__Saved entries__.

===============

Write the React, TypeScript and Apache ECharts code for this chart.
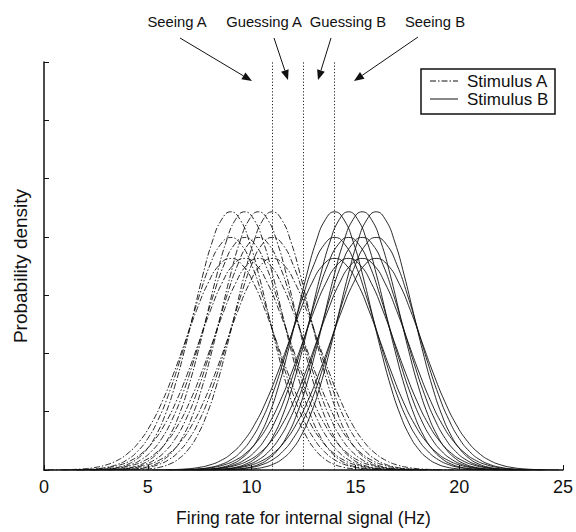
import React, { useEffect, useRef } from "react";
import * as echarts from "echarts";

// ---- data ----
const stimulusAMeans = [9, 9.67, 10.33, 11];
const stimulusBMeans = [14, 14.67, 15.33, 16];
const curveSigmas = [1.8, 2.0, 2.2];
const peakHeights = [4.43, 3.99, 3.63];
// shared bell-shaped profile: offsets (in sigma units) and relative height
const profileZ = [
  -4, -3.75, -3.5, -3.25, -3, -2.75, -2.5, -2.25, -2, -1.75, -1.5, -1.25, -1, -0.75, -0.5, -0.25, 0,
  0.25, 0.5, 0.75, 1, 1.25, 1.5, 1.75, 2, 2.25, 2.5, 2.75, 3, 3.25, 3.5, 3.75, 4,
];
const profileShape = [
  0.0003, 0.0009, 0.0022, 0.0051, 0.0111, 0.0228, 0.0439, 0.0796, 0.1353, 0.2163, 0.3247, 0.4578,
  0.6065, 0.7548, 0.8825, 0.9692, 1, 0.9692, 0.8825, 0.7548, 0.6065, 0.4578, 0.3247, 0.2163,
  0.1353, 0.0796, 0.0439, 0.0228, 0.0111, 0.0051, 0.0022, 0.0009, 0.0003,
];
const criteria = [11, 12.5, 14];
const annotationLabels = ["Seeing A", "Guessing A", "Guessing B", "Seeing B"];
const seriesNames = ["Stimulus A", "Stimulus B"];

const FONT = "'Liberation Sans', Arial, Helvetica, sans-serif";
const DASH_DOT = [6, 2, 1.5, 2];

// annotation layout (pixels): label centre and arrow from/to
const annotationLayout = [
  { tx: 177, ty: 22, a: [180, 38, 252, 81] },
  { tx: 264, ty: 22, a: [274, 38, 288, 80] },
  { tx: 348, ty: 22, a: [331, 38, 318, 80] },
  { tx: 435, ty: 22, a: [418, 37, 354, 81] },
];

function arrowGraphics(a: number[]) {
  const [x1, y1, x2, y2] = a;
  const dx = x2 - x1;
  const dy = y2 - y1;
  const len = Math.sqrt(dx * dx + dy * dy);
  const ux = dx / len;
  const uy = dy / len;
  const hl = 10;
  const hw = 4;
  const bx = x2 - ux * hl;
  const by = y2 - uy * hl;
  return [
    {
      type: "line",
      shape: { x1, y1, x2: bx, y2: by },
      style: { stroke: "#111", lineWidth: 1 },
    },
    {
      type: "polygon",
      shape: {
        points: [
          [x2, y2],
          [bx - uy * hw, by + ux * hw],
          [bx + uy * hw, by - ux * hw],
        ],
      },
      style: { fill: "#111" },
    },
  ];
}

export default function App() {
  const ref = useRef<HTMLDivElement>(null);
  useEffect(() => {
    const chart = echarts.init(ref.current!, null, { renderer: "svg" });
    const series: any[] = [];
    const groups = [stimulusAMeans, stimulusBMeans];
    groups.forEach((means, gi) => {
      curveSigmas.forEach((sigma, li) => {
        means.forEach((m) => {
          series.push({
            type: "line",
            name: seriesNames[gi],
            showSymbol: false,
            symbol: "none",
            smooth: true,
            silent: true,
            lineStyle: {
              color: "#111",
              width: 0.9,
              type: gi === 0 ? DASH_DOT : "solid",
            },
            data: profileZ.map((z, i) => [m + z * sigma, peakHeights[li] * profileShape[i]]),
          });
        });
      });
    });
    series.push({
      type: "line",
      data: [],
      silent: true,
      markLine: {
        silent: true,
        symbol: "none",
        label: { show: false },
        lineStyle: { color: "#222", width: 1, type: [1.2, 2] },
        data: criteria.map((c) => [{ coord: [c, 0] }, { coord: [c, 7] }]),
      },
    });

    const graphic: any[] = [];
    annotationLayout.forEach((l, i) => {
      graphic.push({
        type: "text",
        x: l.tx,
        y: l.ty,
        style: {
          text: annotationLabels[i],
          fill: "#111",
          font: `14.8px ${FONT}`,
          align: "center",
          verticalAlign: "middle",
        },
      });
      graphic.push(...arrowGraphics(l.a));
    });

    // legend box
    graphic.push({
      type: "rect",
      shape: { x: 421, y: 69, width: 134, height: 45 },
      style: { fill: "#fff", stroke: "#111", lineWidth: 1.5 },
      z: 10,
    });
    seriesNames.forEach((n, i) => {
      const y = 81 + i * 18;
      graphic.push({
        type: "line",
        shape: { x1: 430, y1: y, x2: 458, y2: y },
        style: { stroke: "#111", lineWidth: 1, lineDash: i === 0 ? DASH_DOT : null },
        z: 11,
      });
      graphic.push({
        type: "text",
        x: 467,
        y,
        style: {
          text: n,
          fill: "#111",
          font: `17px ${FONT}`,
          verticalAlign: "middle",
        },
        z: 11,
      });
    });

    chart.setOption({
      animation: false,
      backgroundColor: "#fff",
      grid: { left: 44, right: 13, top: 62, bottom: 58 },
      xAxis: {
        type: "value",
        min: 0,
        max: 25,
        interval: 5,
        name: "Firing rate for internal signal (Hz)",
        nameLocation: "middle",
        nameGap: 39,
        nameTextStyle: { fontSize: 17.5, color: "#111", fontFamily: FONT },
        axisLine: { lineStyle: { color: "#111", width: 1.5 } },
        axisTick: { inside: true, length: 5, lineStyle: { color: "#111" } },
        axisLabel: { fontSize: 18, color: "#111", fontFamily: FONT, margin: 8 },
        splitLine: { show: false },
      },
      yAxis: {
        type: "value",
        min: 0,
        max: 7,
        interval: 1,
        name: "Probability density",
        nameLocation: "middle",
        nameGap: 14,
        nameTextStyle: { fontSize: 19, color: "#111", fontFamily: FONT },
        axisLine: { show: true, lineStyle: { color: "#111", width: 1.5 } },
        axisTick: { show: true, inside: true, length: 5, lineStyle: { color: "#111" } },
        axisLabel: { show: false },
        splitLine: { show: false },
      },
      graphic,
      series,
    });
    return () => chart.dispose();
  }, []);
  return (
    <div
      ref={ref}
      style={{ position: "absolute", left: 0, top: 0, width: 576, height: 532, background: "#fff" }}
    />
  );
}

===============

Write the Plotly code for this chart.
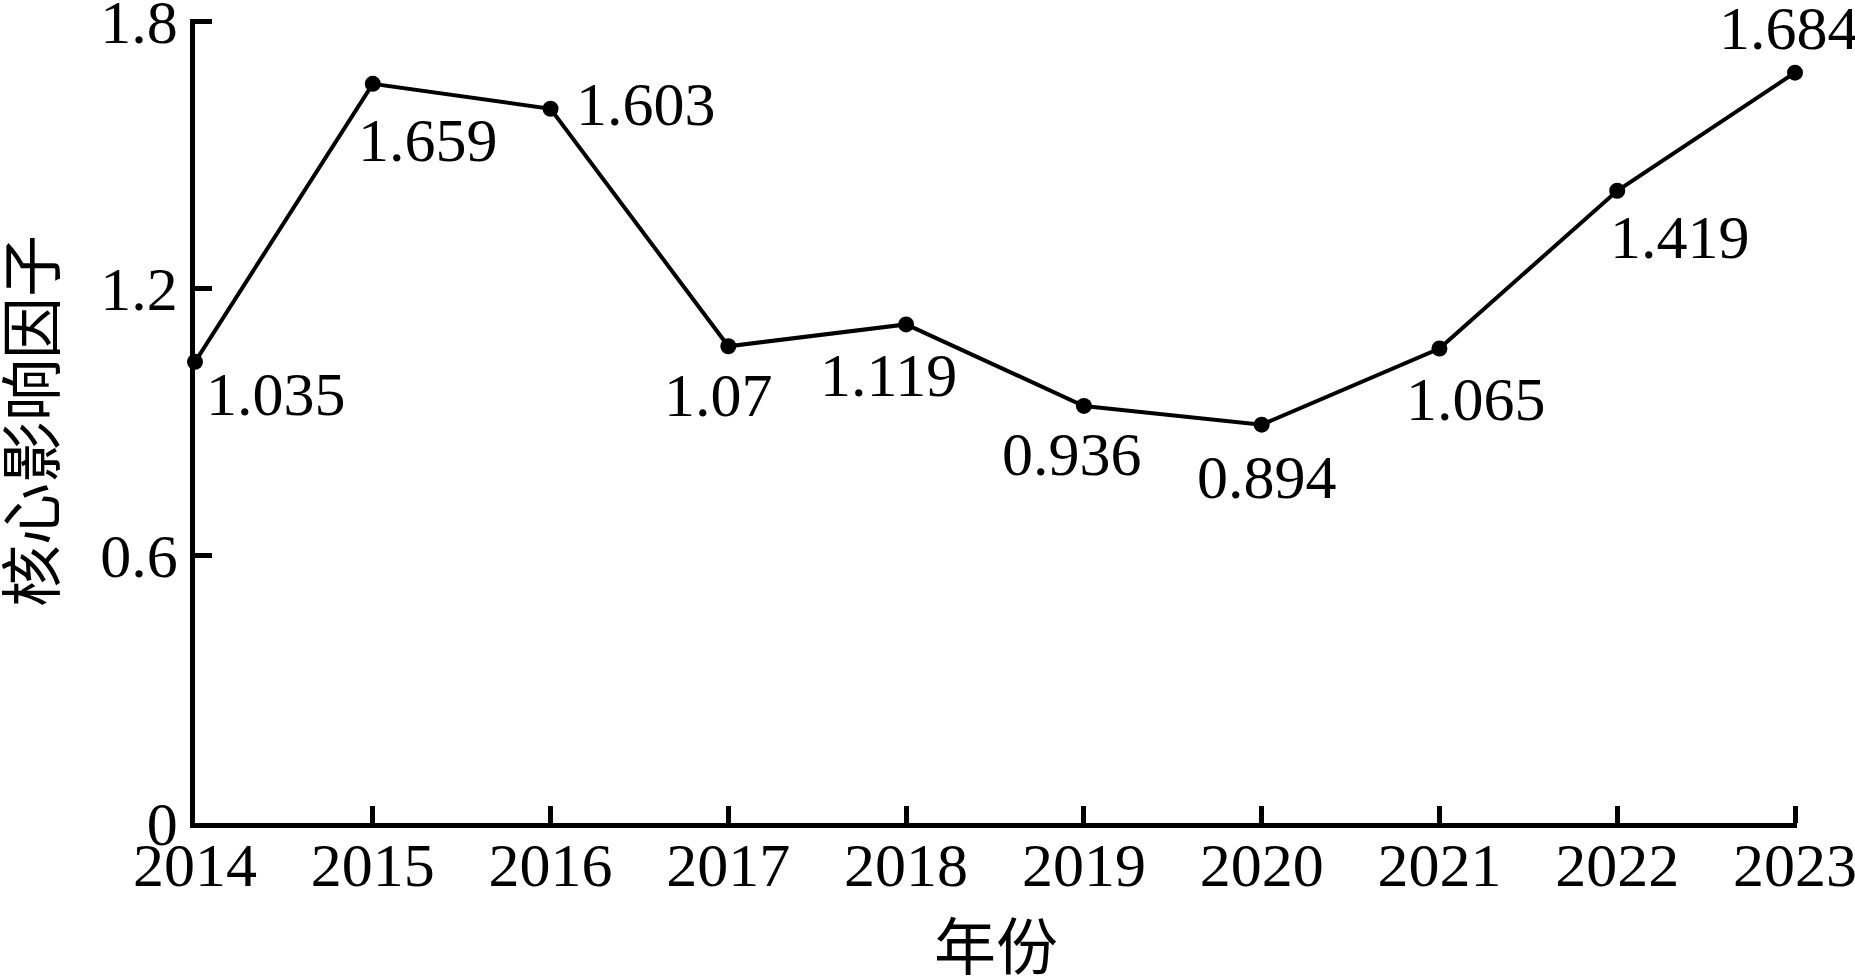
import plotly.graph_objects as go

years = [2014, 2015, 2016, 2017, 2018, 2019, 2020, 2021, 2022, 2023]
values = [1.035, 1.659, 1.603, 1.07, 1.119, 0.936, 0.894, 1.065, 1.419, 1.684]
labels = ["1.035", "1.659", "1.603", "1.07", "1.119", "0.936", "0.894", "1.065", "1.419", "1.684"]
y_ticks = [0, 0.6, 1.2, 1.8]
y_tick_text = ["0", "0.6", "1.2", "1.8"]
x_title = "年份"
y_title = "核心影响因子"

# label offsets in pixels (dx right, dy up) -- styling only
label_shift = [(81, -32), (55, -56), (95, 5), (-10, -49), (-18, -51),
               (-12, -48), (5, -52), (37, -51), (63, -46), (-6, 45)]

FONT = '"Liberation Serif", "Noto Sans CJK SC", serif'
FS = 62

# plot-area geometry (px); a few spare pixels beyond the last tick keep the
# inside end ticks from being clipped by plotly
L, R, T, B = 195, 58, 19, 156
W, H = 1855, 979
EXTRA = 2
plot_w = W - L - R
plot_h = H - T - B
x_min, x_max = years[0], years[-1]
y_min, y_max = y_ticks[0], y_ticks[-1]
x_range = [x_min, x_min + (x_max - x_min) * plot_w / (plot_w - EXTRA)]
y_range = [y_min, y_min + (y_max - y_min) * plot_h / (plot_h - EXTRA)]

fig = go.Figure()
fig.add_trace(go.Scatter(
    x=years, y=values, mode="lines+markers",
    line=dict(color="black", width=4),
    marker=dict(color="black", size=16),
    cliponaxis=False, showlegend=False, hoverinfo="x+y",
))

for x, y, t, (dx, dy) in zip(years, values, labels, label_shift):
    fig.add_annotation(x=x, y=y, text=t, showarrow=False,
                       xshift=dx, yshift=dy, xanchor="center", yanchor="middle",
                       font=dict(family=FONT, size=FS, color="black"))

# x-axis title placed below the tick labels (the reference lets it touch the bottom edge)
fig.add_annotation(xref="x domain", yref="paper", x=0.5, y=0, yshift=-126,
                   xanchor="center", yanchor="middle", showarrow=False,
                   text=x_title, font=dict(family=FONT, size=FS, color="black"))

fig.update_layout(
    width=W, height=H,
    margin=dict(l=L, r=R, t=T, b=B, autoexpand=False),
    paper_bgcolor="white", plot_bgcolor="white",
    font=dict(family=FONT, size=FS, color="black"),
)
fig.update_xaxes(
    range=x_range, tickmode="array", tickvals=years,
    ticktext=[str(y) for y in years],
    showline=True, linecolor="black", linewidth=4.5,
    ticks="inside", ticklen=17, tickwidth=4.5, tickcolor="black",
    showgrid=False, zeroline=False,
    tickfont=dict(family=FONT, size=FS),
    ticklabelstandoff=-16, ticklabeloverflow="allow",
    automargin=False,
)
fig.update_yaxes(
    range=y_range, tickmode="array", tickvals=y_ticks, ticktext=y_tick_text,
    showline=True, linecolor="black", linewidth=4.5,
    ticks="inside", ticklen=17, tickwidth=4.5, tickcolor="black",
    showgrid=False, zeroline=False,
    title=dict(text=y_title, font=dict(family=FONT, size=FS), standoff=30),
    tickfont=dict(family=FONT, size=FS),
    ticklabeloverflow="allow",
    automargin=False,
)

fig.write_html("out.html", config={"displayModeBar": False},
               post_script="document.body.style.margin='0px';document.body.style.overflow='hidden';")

===============

__Goal of the exercise__. Above are the records. Copy only the lines from the one with "Write the React, TypeScript" through the one with "import * as", exactly, with no pictures.

__Reply__.
Write the React, TypeScript and Apache ECharts code for this chart.
import React, { useEffect, useRef } from "react";
import * as echarts from "echarts";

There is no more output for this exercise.